O nosso 1º de Maio costuma ser bastante pacífico, embora conte com inflamadas palavras de ordem. Este ano, devido à enorme onda de desemprego que aflige o país, havia razão para que os protestos no Dia do Trabalhador atingissem um nível mais elevado.
Ocorreu apenas um incidente com o deputado cabeça-de-lista pelo PS às próximas eleições para o Parlamento Europeu. O incidente em si não terá tido grandes consequências, mas creio que dá azo a uma breve reflexão.
É bem sabido que Vital Moreira foi um militante do Partido Comunista Português. À semelhança de outros membros do PCP, a dada altura ingressou no Partido Socialista. Os insultos – nomeadamente o apodo de "traidor" - que ele recebeu neste 1º de Maio da parte de alguns apoiantes do PCP mostram bem o que é o fundamentalismo de que tanto se fala.
O fundamentalista baseia-se no conceito de uma verdade inabalável que só uns tantos como ele, pretensamente iluminados, possuem. Nos meus tempos de liceu, brincávamos com a ideia dizendo "Quem não está connosco, está contra nosco!" De facto, parece que, maniqueisticamente, só existem dois campos: o nosso e o do inimigo, como se de Deus e do Diabo se tratasse. Os mesmos que vitoriam ou exigem a existência de liberdade cerceiam totalmente a uma pessoa do seu grupo a liberdade de escolher uma outra via. É um estranho conceito de liberdade. Ora, mudar de ideias ou de opinião é não só um acto perfeitamente normal como geralmente sintomático de uma sempre desejável evolução. Ressalvo a mudança por puro oportunismo, a qual é altamente criticável, como não poderia deixar de ser. Esses são os vira-casacas.
É o conhecimento de novas realidades ou a percepção de um facto até então ignorado que leva todos os dias muitas pessoas a adoptarem um novo posicionamento mental. Em face do que vieram a constatar na política da Administração Bush, muitos dos tradicionais apoiantes dos republicanos nos Estados Unidos votaram de forma diferente nas últimas eleições, colocando o democrata Obama no poder. Não foram vira-casacas. Aqui o que esteve em questão foi o reconhecimento de factos objectivos.

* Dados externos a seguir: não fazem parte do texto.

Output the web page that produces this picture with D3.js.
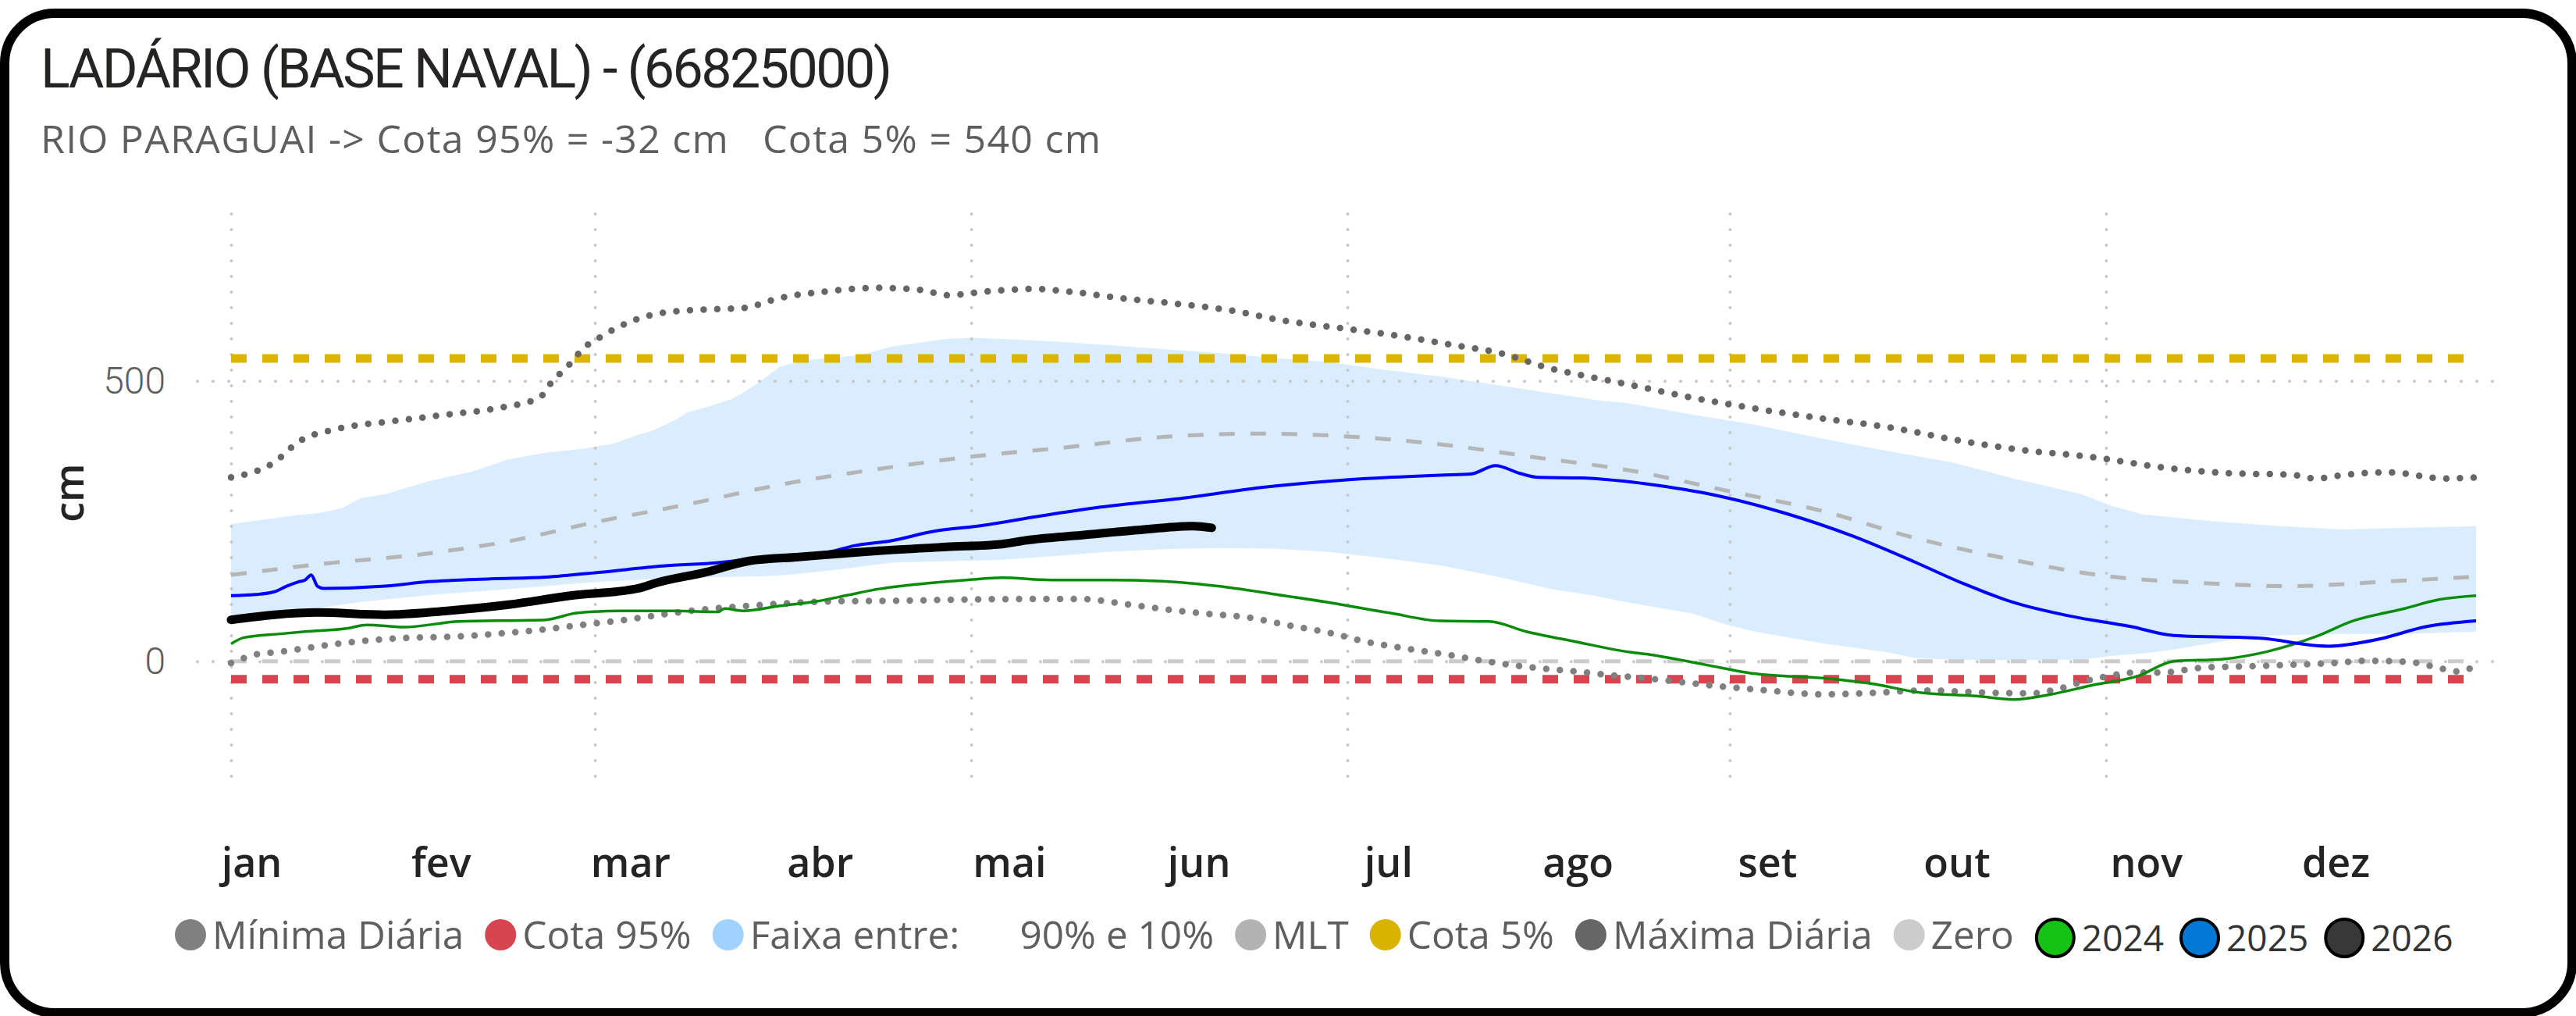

Ora, o fundamentalista não admite essa viragem. Para ele, quem está com um partido tem de se manter fiel e incondicional até à morte. Daí que tantos comunistas ocidentais tenham fechado os olhos a factos gravíssimos ocorridos nos países da antiga Cortina de Ferro. Ou da China. Ou que republicanos dos EUA continuem a considerar que Bush foi um bom presidente. Ou...
A tomada de conhecimento de factos graves que desconhecíamos poderá, logicamente, ser condição necessária e suficiente para uma brusca mudança de opinião. Se uma mulher que adora o seu marido, com o qual está casada há quinze anos, vier a saber que ele a tem atraiçoado nos últimos três anos, não é natural que passe a vê-lo com olhos completamente diferentes? Não será lógico que encare a possibilidade de se separar dele e dar outro rumo à sua vida? É esse o princípio da liberdade.
Quando Humberto Delgado, que chegou a ser o principal chefe militar da Legião Portuguesa, descobriu nos Estados Unidos outra realidade bem mais agradável do que a do seu país, será que não deveria ter tido a liberdade de negar o seu apoio a Oliveira Salazar? Idem Freitas do Amaral relativamente ao CDS, quando regressou da sua missão de Presidente da Assembleia-Geral das Nações Unidas. "Evoluiu", dirão os mais objectivos. "Traiu", dirão os fundamentalistas. Quando o escritor Jorge de Sena, como tantos outros intelectuais que viveram no regime salazarista, tentou voltar a trabalhar em Portugal e só encontrou dificuldades, não é natural que tenha afirmado aquilo que disse ("A questão não é salvar Portugal, mas sim salvarmo-nos de Portugal.")?
É a não-admissão de evoluções que, afinal, são tão naturais como a sucessão das estações do ano, que torna os fundamentalistas inapelavelmente intolerantes. E cassetes falantes! É, no fundo, a mesma paixão cega que leva a que um jogador do Benfica que se transfira para o F.C. Porto seja vaiado quando toca na bola, sempre que vem jogar no seu antigo estádio. Será que o jogador não era livre de escolher o Porto, como anteriormente foi livre de escolher o Benfica? Quem não concede aos outros a liberdade de opção tem sempre dentro de si a mente de um ditadorzinho. Maior ou menor. A liberdade de que gozamos é um bem extraordinário. Não o reconhecer é um sinal de enorme mediocridade.